══ Given data

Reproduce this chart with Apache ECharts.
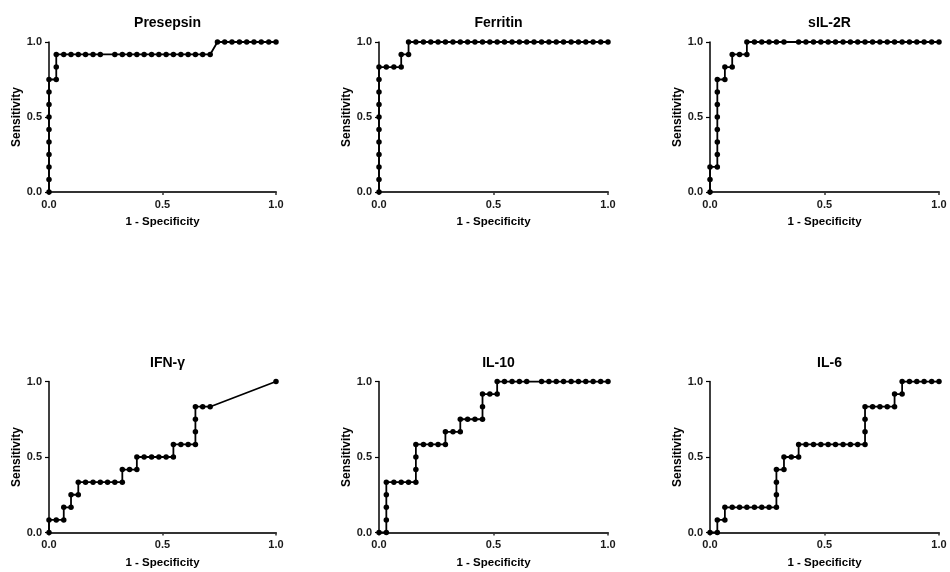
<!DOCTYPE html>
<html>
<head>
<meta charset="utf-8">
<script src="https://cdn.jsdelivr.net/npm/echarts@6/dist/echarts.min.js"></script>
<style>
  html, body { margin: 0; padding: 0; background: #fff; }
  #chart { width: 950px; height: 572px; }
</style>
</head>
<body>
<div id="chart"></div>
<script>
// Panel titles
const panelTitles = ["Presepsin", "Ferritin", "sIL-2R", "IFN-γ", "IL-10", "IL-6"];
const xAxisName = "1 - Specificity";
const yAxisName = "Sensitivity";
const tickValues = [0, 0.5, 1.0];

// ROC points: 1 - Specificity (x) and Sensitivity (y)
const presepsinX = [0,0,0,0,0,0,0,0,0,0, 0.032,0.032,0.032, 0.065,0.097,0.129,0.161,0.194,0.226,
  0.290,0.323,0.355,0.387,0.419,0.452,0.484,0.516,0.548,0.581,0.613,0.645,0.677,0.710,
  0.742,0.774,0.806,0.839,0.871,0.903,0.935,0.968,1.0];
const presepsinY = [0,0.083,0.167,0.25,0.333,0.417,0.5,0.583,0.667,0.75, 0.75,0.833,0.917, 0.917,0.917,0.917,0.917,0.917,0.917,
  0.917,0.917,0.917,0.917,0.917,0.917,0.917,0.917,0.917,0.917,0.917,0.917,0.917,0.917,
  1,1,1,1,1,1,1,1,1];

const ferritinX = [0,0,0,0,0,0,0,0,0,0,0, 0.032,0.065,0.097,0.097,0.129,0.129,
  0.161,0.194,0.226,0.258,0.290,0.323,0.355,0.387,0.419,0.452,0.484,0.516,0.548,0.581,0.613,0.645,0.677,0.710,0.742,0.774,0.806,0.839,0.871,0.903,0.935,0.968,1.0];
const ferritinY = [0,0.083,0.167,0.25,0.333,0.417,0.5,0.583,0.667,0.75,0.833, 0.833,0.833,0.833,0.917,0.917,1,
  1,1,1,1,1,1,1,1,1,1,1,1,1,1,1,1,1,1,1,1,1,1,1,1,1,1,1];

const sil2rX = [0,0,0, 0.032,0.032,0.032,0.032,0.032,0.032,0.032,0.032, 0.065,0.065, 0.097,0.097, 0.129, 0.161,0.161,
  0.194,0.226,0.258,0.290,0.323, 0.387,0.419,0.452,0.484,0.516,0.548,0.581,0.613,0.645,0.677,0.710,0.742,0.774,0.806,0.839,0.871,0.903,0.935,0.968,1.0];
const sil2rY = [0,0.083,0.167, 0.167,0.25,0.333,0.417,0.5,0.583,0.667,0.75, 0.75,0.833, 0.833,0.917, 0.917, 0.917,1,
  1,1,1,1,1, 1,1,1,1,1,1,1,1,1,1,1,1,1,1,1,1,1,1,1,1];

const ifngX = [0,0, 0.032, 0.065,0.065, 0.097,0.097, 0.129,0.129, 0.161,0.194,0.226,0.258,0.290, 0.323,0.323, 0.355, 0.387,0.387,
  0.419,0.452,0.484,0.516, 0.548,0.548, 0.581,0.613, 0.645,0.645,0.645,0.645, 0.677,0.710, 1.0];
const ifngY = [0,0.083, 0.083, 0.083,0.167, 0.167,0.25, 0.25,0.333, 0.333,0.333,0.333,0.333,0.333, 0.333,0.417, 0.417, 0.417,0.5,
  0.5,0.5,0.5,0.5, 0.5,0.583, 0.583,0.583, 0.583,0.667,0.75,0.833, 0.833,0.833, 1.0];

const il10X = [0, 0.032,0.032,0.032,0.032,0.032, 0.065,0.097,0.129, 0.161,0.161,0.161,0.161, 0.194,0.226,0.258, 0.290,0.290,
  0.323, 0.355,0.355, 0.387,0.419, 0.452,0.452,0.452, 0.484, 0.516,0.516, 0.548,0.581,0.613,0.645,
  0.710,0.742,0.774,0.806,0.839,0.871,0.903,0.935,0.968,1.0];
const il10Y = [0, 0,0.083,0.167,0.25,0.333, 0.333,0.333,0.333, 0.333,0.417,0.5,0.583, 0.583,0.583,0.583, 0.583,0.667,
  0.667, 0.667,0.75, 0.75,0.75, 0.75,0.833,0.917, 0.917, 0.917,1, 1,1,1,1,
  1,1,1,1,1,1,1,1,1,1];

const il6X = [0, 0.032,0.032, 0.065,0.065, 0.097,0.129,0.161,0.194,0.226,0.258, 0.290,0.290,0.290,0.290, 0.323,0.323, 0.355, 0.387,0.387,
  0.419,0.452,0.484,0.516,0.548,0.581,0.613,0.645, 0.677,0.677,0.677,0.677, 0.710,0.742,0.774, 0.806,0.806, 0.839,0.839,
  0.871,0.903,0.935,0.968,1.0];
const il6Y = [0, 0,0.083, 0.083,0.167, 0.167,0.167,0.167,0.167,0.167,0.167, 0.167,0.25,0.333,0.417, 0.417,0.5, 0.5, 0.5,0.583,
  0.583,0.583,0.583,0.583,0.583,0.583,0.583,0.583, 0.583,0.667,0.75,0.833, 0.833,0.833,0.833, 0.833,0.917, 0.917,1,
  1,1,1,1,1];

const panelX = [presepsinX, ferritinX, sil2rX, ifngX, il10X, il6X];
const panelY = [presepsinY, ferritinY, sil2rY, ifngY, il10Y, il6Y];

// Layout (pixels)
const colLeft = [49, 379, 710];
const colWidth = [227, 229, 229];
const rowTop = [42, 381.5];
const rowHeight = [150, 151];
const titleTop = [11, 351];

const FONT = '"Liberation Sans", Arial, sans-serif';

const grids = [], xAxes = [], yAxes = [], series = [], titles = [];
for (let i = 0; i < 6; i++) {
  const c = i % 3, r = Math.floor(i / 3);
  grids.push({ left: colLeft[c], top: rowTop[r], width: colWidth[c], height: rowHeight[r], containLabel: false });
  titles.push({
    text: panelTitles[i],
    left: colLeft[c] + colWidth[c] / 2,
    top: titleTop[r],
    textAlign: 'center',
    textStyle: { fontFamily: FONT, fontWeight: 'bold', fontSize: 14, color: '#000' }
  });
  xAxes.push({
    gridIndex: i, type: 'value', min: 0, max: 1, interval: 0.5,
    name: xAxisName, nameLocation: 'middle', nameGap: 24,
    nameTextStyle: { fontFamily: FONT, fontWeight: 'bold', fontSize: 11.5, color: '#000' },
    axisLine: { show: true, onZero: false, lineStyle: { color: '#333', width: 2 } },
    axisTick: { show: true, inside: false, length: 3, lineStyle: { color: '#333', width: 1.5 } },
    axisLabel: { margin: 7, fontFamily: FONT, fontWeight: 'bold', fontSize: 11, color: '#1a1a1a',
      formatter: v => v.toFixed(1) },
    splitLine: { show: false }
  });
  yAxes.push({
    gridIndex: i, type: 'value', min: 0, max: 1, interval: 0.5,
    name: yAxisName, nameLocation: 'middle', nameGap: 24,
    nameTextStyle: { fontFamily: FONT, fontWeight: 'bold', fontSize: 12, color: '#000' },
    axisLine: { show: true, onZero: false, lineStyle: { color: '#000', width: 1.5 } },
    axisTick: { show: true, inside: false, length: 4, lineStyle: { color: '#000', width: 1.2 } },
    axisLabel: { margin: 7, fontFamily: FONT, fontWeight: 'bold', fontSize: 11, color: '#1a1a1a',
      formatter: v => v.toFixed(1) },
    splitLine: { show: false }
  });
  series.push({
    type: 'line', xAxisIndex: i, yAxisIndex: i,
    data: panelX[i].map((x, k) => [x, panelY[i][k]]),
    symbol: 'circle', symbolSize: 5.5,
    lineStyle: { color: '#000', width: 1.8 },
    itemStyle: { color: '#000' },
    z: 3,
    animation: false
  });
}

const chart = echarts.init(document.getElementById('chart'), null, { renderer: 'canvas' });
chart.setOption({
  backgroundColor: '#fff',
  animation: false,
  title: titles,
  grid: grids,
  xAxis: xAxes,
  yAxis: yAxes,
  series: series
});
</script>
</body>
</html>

════

_Problem to work on:_ Your task is to restate word for word the lines from the top of the data to the line containing "1,1,1,1,1,1,1,1,1,1,1,1,1,1,1,1,1,1,1,1,1,1,1,1,1,1,1];", both ends included, with every picture left out.

_Written answer:_
Reproduce this chart with Apache ECharts.
<!DOCTYPE html>
<html>
<head>
<meta charset="utf-8">
<script src="https://cdn.jsdelivr.net/npm/echarts@6/dist/echarts.min.js"></script>
<style>
  html, body { margin: 0; padding: 0; background: #fff; }
  #chart { width: 950px; height: 572px; }
</style>
</head>
<body>
<div id="chart"></div>
<script>
// Panel titles
const panelTitles = ["Presepsin", "Ferritin", "sIL-2R", "IFN-γ", "IL-10", "IL-6"];
const xAxisName = "1 - Specificity";
const yAxisName = "Sensitivity";
const tickValues = [0, 0.5, 1.0];

// ROC points: 1 - Specificity (x) and Sensitivity (y)
const presepsinX = [0,0,0,0,0,0,0,0,0,0, 0.032,0.032,0.032, 0.065,0.097,0.129,0.161,0.194,0.226,
  0.290,0.323,0.355,0.387,0.419,0.452,0.484,0.516,0.548,0.581,0.613,0.645,0.677,0.710,
  0.742,0.774,0.806,0.839,0.871,0.903,0.935,0.968,1.0];
const presepsinY = [0,0.083,0.167,0.25,0.333,0.417,0.5,0.583,0.667,0.75, 0.75,0.833,0.917, 0.917,0.917,0.917,0.917,0.917,0.917,
  0.917,0.917,0.917,0.917,0.917,0.917,0.917,0.917,0.917,0.917,0.917,0.917,0.917,0.917,
  1,1,1,1,1,1,1,1,1];

const ferritinX = [0,0,0,0,0,0,0,0,0,0,0, 0.032,0.065,0.097,0.097,0.129,0.129,
  0.161,0.194,0.226,0.258,0.290,0.323,0.355,0.387,0.419,0.452,0.484,0.516,0.548,0.581,0.613,0.645,0.677,0.710,0.742,0.774,0.806,0.839,0.871,0.903,0.935,0.968,1.0];
const ferritinY = [0,0.083,0.167,0.25,0.333,0.417,0.5,0.583,0.667,0.75,0.833, 0.833,0.833,0.833,0.917,0.917,1,
  1,1,1,1,1,1,1,1,1,1,1,1,1,1,1,1,1,1,1,1,1,1,1,1,1,1,1];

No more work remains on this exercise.